(Plotting code records)
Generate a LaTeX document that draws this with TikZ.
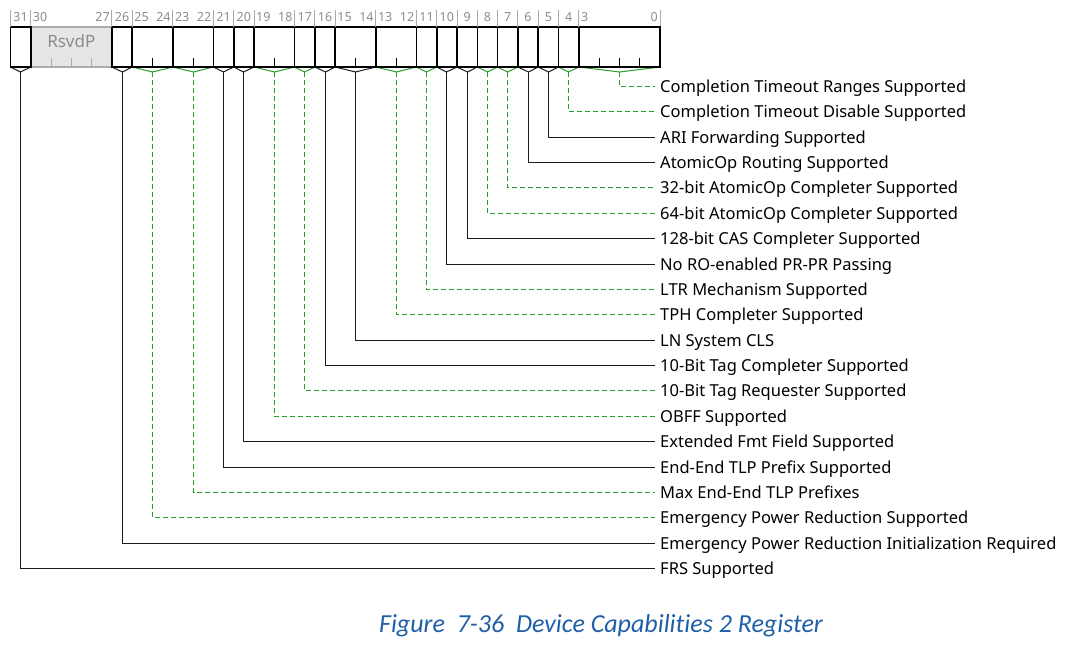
\documentclass[tikz,border=0pt]{standalone}
\usepackage{fontspec}
\setmainfont{Noto Sans}
\newfontfamily\capfont[Ligatures={NoCommon}]{Carlito}
\definecolor{bitgray}{HTML}{8C8C8C}
\definecolor{sepgray}{HTML}{AAAAAA}
\definecolor{vgreen}{HTML}{2E9A2E}
\definecolor{dgreen}{HTML}{2A9E2A}
\definecolor{lblack}{HTML}{1A1A1A}
\definecolor{capblue}{HTML}{1F5FA8}
\definecolor{rsvfill}{HTML}{E6E6E6}
\begin{document}
\begin{tikzpicture}[x=1pt,y=-1pt,
  field/.style={draw=black,line width=1.6pt,minimum height=40pt,inner sep=0pt,outer sep=0pt},
  rsvbox/.style={draw=sepgray,fill=rsvfill,line width=1.6pt,minimum height=40pt,inner sep=0pt,outer sep=0pt},
  bitnum/.style={text=bitgray,font=\fontsize{12.5}{14}\selectfont,inner sep=0pt},
  sepline/.style={draw=sepgray,line width=1pt},
  tick/.style={draw=black,line width=1pt},
  rtick/.style={draw=sepgray,line width=1pt},
  vees/.style={draw=lblack,line width=1pt},
  veed/.style={draw=vgreen,line width=1pt},
  conns/.style={draw=lblack,line width=1.2pt},
  connd/.style={draw=dgreen,line width=1.3pt,dash pattern=on 5pt off 3pt},
  lab/.style={anchor=west,inner xsep=5pt,inner ysep=0pt,text height=11.6pt,text depth=0pt,font=\fontsize{16.5}{19}\selectfont,text=black},
  captext/.style={font=\capfont\itshape\fontsize{26}{30}\selectfont,text=capblue,inner sep=0pt}
]
\useasboundingbox (0,0) rectangle (1073,653);
\def\R{660}
\def\bw{20.3}
% right edge separator
\draw[sepline] (\R,10) -- (\R,27);
% reserved field 30-27
\pgfmathsetmacro\rl{\R-31*\bw}
\pgfmathsetmacro\rr{\R-27*\bw}
\pgfmathsetmacro\rc{(\rl+\rr)/2}
\pgfmathsetmacro\rw{\rr-\rl}
\node[rsvbox,minimum width=\rw pt] (f30) at (\rc,47) {};
\node[text=bitgray,font=\fontsize{17}{19}\selectfont,inner sep=0pt] (rsvd) at (\rc,41) {RsvdP};
\foreach \k in {28,29,30}{
  \pgfmathsetmacro\tx{\R-\k*\bw}
  \draw[rtick] (\tx,66) -- (\tx,58);
}
\draw[sepline] (\rl,10) -- (\rl,27);
\node[bitnum,anchor=west] (n30) at (\rl+2,17) {30};
\node[bitnum,anchor=east] (n27) at (\rr-2,17) {27};
% defined fields
\foreach \m/\l/\t/\k/\txt in {
  31/31/s/19/FRS Supported,
  26/26/s/18/Emergency Power Reduction Initialization Required,
  25/24/d/17/Emergency Power Reduction Supported,
  23/22/d/16/Max End-End TLP Prefixes,
  21/21/s/15/End-End TLP Prefix Supported,
  20/20/s/14/Extended Fmt Field Supported,
  19/18/d/13/OBFF Supported,
  17/17/d/12/10-Bit Tag Requester Supported,
  16/16/s/11/10-Bit Tag Completer Supported,
  15/14/s/10/LN System CLS,
  13/12/d/9/TPH Completer Supported,
  11/11/d/8/LTR Mechanism Supported,
  10/10/s/7/No RO-enabled PR-PR Passing,
  9/9/s/6/128-bit CAS Completer Supported,
  8/8/d/5/64-bit AtomicOp Completer Supported,
  7/7/d/4/32-bit AtomicOp Completer Supported,
  6/6/s/3/AtomicOp Routing Supported,
  5/5/s/2/ARI Forwarding Supported,
  4/4/d/1/Completion Timeout Disable Supported,
  3/0/d/0/Completion Timeout Ranges Supported}{
  \pgfmathsetmacro\xl{\R-(\m+1)*\bw}
  \pgfmathsetmacro\xr{\R-\l*\bw}
  \pgfmathsetmacro\xc{floor((\xl+\xr)/2)+0.5}
  \pgfmathsetmacro\ww{\xr-\xl}
  \pgfmathsetmacro\yy{floor(86.5+25.37*\k)+0.5}
  \coordinate (v\m) at (\xc,72);
  \node[lab] (l\m) at (655,\yy) {\txt};
  \draw[conn\t] (v\m) |- (l\m.west);
  \draw[vee\t] (\xl,67) -- (v\m) -- (\xr,67);
  \node[field,minimum width=\ww pt] (f\m) at ({(\xl+\xr)/2},47) {};
  \draw[sepline] (\xl,10) -- (\xl,27);
  \ifnum\m=\l
    \node[bitnum] (n\m) at ({(\xl+\xr)/2},17) {\m};
  \else
    \node[bitnum,anchor=west] (n\m) at (\xl+2,17) {\m};
    \node[bitnum,anchor=east] (nn\m) at (\xr-2,17) {\l};
    \pgfmathtruncatemacro\lo{\l+1}
    \foreach \b in {\lo,...,\m}{
      \pgfmathsetmacro\tx{\R-\b*\bw}
      \draw[tick] (\tx,66) -- (\tx,58);
    }
  \fi
}
\node[captext] (caption) at (601,626) {Figure\ \ 7-36\ \ Device Capabilities 2 Register};
\end{tikzpicture}
\end{document}
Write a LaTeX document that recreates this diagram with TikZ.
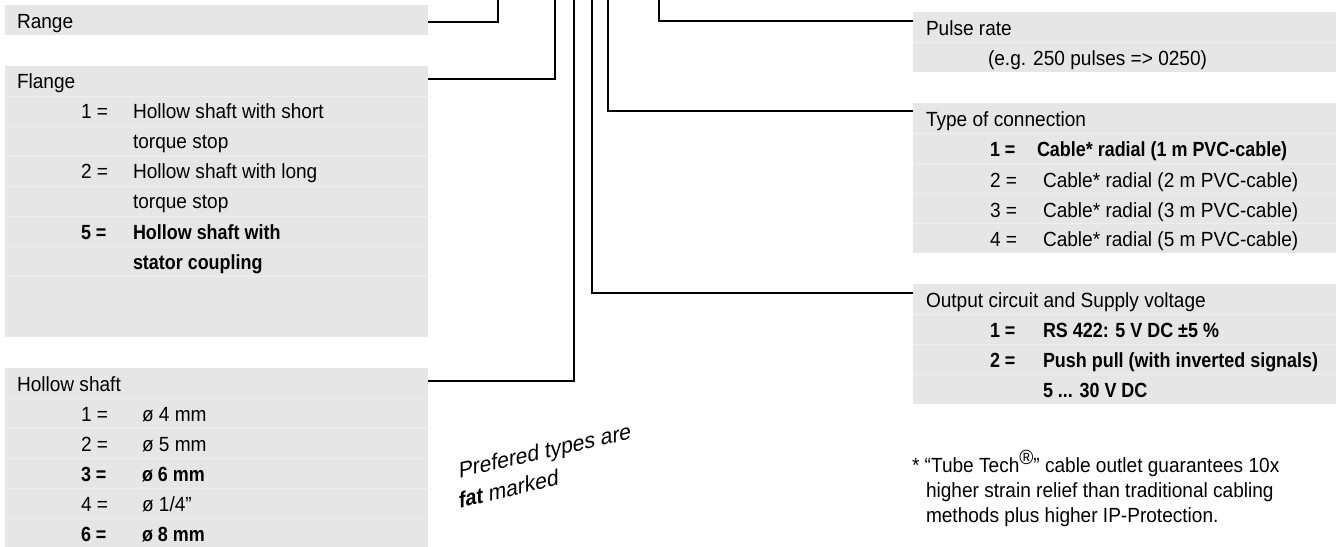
\documentclass[tikz,border=0pt]{standalone}
\usepackage{fontspec}
\setmainfont{Liberation Sans}[FakeStretch=0.93]
\newfontfamily\boldf{Liberation Sans Bold}[FakeStretch=0.875]
\definecolor{boxgray}{RGB}{230,230,230}
\definecolor{rowline}{RGB}{238,238,238}
\begin{document}
\begin{tikzpicture}[x=1pt,y=-1pt,
  every node/.style={inner sep=0pt, outer sep=0pt},
  txt/.style={anchor=base west, font=\fontsize{20.5}{24}\selectfont},
  btxt/.style={anchor=base west, font=\fontsize{20.5}{24}\selectfont\boldf},
  notetxt/.style={anchor=base west, transform shape, font=\fontsize{22.5}{29.5}\selectfont},
  infobox/.style={fill=boxgray, draw=none, anchor=north west, minimum width=423pt},
  conn/.style={line width=2pt, black},
  rowsep/.style={rowline, line width=0.8pt}]
\useasboundingbox (0,0) rectangle (1340,546);

% boxes
\node[infobox, minimum height=30pt]  (range)  at (5,5)    {};
\node[infobox, minimum height=271pt] (flange) at (5,66)   {};
\node[infobox, minimum height=180pt] (hollow) at (5,368)  {};
\node[infobox, minimum height=60pt]  (pulse)  at (913,12) {};
\node[infobox, minimum height=150pt] (ctype)  at (913,103){};
\node[infobox, minimum height=120pt] (outc)   at (913,284){};

% row separators
\foreach \yy in {96,126,156,186,216,246,276} \draw[rowsep] (5,\yy) -- (428,\yy);
\foreach \yy in {398,428,458,488,518} \draw[rowsep] (5,\yy) -- (428,\yy);
\foreach \yy in {42} \draw[rowsep] (913,\yy) -- (1336,\yy);
\foreach \yy in {133,163,193,223} \draw[rowsep] (913,\yy) -- (1336,\yy);
\foreach \yy in {314,344,374} \draw[rowsep] (913,\yy) -- (1336,\yy);

% connector tops
\coordinate (tr) at (498,-1);
\coordinate (tf) at (555,-1);
\coordinate (th) at (574,-1);
\coordinate (to) at (592,-1);
\coordinate (tt) at (608,-1);
\coordinate (tp) at (659,-1);

\draw[conn] ([yshift=-2pt]range.east) -| (tr);
\draw[conn] ([yshift=-13pt]flange.north east) -| (tf);
\draw[conn] ([yshift=-13pt]hollow.north east) -| (th);
\draw[conn] ([yshift=-9pt]outc.north west) -| (to);
\draw[conn] ([yshift=-8pt]ctype.north west) -| (tt);
\draw[conn] ([yshift=-9pt]pulse.north west) -| (tp);

% Range
\node[txt] (rangeT) at (17,28) {Range};

% Flange
\node[txt] (flT) at (17,88) {Flange};
\node[txt] (fl1n) at (81,118) {1 =};
\node[txt] (fl1a) at (133,118) {Hollow shaft with short};
\node[txt] (fl1b) at (133,148) {torque stop};
\node[txt] (fl2n) at (81,178) {2 =};
\node[txt] (fl2a) at (133,178) {Hollow shaft with long};
\node[txt] (fl2b) at (133,208) {torque stop};
\node[btxt] (fl5n) at (81,239) {5 =};
\node[btxt] (fl5a) at (133,239) {Hollow shaft with};
\node[btxt] (fl5b) at (133,269) {stator coupling};

% Hollow shaft
\node[txt] (hsT) at (17,391) {Hollow shaft};
\node[txt] (hs1n) at (81,421) {1 =};
\node[txt] (hs1) at (142,421) {ø 4 mm};
\node[txt] (hs2n) at (81,451) {2 =};
\node[txt] (hs2) at (142,451) {ø 5 mm};
\node[btxt] (hs3n) at (81,481) {3 =};
\node[btxt] (hs3) at (142,481) {ø 6 mm};
\node[txt] (hs4n) at (81,511) {4 =};
\node[txt] (hs4) at (142,511) {ø 1/4”};
\node[btxt] (hs6n) at (81,541) {6 =};
\node[btxt] (hs6) at (142,541) {ø 8 mm};

% Pulse rate
\node[txt] (prT) at (926,35) {Pulse rate};
\node[txt] (pr1) at (988,65) {(e.g. 250 pulses => 0250)};

% Type of connection
\node[txt] (tcT) at (926,126) {Type of connection};
\node[btxt] (tc1n) at (990,156) {1 =};
\node[btxt] (tc1) at (1037,156) {Cable* radial (1 m PVC-cable)};
\node[txt] (tc2n) at (990,187) {2 =};
\node[txt] (tc2) at (1043,187) {Cable* radial (2 m PVC-cable)};
\node[txt] (tc3n) at (990,217) {3 =};
\node[txt] (tc3) at (1043,217) {Cable* radial (3 m PVC-cable)};
\node[txt] (tc4n) at (990,246) {4 =};
\node[txt] (tc4) at (1043,246) {Cable* radial (5 m PVC-cable)};

% Output circuit
\node[txt] (ocT) at (926,307) {Output circuit and Supply voltage};
\node[btxt] (oc1n) at (990,337) {1 =};
\node[btxt] (oc1) at (1043,337) {RS 422: 5 V DC ±5 \%};
\node[btxt] (oc2n) at (990,367) {2 =};
\node[btxt] (oc2) at (1043,367) {Push pull (with inverted signals)};
\node[btxt] (oc2b) at (1043,397) {5 ... 30 V DC};

% preferred note (sheared)
\begin{scope}[shift={(459,478)}, yslant=0.228]
\node[notetxt] (pref1) at (0,0) {Prefered types are};
\node[notetxt] (pref2) at (0,30) {{\boldf fat} marked};
\end{scope}

% footnote
\node[txt] (fn1) at (912,472) {* “Tube Tech\raisebox{8pt}{®}” cable outlet guarantees 10x};
\node[txt] (fn2) at (926,497) {higher strain relief than traditional cabling};
\node[txt] (fn3) at (926,522) {methods plus higher IP-Protection.};
\end{tikzpicture}
\end{document}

* Directions for this task
Using the data above, set down each line from the line with "Write a LaTeX" to the line with "(0,0) rectangle (1340,546);" exactly, both ends included, and leave the pictures behind. Nothing else belongs.

* Answer to the problem
Write a LaTeX document that recreates this diagram with TikZ.
\documentclass[tikz,border=0pt]{standalone}
\usepackage{fontspec}
\setmainfont{Liberation Sans}[FakeStretch=0.93]
\newfontfamily\boldf{Liberation Sans Bold}[FakeStretch=0.875]
\definecolor{boxgray}{RGB}{230,230,230}
\definecolor{rowline}{RGB}{238,238,238}
\begin{document}
\begin{tikzpicture}[x=1pt,y=-1pt,
  every node/.style={inner sep=0pt, outer sep=0pt},
  txt/.style={anchor=base west, font=\fontsize{20.5}{24}\selectfont},
  btxt/.style={anchor=base west, font=\fontsize{20.5}{24}\selectfont\boldf},
  notetxt/.style={anchor=base west, transform shape, font=\fontsize{22.5}{29.5}\selectfont},
  infobox/.style={fill=boxgray, draw=none, anchor=north west, minimum width=423pt},
  conn/.style={line width=2pt, black},
  rowsep/.style={rowline, line width=0.8pt}]
\useasboundingbox (0,0) rectangle (1340,546);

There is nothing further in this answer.